La gran arquitectura de “Calle Feria”
Aníbal Lozano
Recuerdo, no hace mucho tiempo, un artículo de Tomás Sánchez Santiago (Zamora, 1957) publicado en LA OPINIÓN DE ZAMORA que se titulaba “Los dependientes”. No era una fugaz literatura del escritor y poeta. Desde entonces, supe que tras aquel se escondía un esbozo de “Calle Feria”, la magnífica novela ahora publicada en Algaida y que ha merecido el XI Premio de Novela Ciudad de Salamanca. Estamos, sin duda, ante una obra cuya arquitectura ensambla con una precisión exquisita de quien domina la construcción del relato y, además, si se me permite, nos situamos ante el domador de palabras que en el circo de cuanto nos asola deja la puerta abierta para sugerirnos una obra delicada, mágica y profundamente tierna.
No se trata de ligar una retahíla de adjetivos ante la novela de Tomás Sánchez Santiago.

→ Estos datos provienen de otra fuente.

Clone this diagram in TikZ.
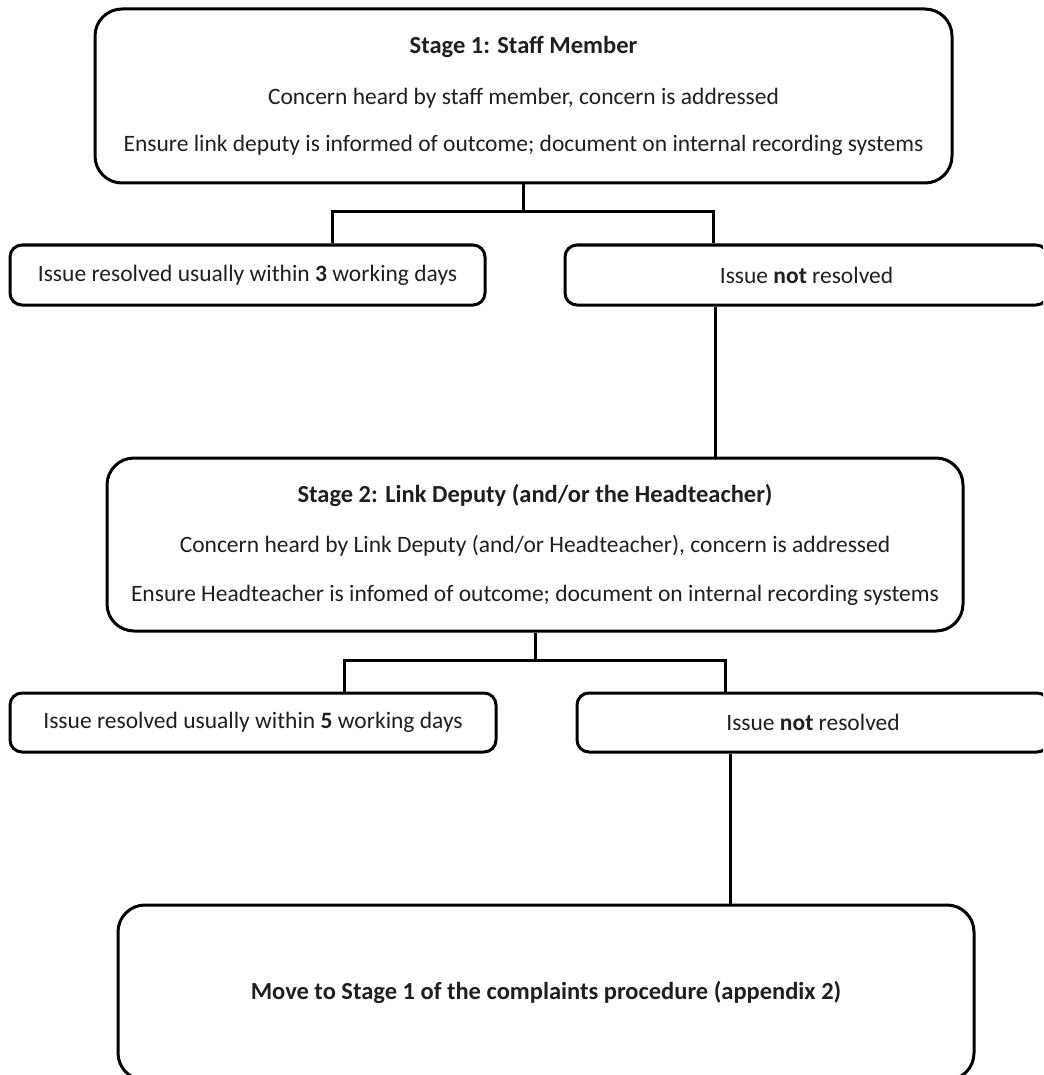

Es una obra cuyo cosmos concita la creación de múltiples universos por el que deambulan personajes trazados en torno a la realidad y ficción. La primera, soslaya los recuerdos y apuntes vagos del poeta que los recrea con una increíble dosis de fe en la memoria. La segunda, la ficción a la que da pie el juego de dos adolescentes enamorados de las palabras constituye el caparazón por donde deambula el juego entre la literatura y la vida, lo que es común a los buenos escritores y lo que de verdad gravita por entre los poros de “Calle Feria”, calle que puede ser la que fue, la que es o la que el lector incorpore a su emoción. Queda, para la sagacidad del lector el romanticismo latente sobre el comercio desaparecido o tendente al olvido y la apabullante fenomenología de las grandes superficies. En realidad estamos también ante una pregunta sobre el tiempo y la especie humana. He aquí, precisamente, la tercera clave que la novela nos provoca: emocionarnos. Y Zamora, en tal hecho, aparece como testigo no mudo de cuanto es narrado.
El sortilegio que tienen los buenos poetas es que de ellos puede salir, además de un poema impecable, una novela prodigiosa. Creo que éste es el caso. La suerte sobre la que dependen las palabras es el sentimiento que el autor cede al lector para que uno pueda convertirse en parte íntima del relato, hacer que penetre en su literatura y viaje en el interior de una supuestamente anárquica estructura novelada, mas no es así. Existe en “Calle Feria” una configurada actitud sobre la personificación y este detalle no recrea un solo mundo como puede parecer el diálogo exclusivo entre dos amigos, como sus miedos, su fabulación o su iniciación amorosa, sino el universo de un tiempo desdoblado, entre la posguerra y su antes y su después que se nos despliega como un atlas ante nosotros a través de un inmenso mundo de matices y sensaciones.
Es esta una novela de sentidos y, sobre todo, de ternura ante las palabras, pero lo que esconde tras “Calle Feria” es una arquitectura espléndida, una armónica y plural geografía en su construcción literaria y, por ende, una razón donde el eco de Zamora se antoja universal en una novela emblemática.
Hay sugerencias en el relato que se nos antojan brillantes, como la tertulia por donde vagan las historias de quien desaparece en una de ellas, las acotaciones de un relato por donde no querer perder a un personaje, las crónicas de cine en tiempo de censura o la lectura emocionada de una carta de Lorca (“Federico dolorido”) pocos años antes de la barbarie. Detalles inmensos que no escapan al hilo conductor no de una trama sino de un engranaje que precisa del anterior para dar sentido al mecanismo de relojería que subyace en el texto. La arquitectura no escapa al abordaje de una técnica que desdobla los géneros literarios y que juega con ellos con impecable oficio como los personajes aman el suyo propio.
Tal hecho, el de la caracterización y el de la pirueta literaria configuran la excelente novela de Tomás Sánchez Santiago merecedora indudable del premio que la ha descubierto. Zamora tiene ante sí una memoria literariamente reconocida desde una novela que marca un antes y un después, como las grandes causas recreadas.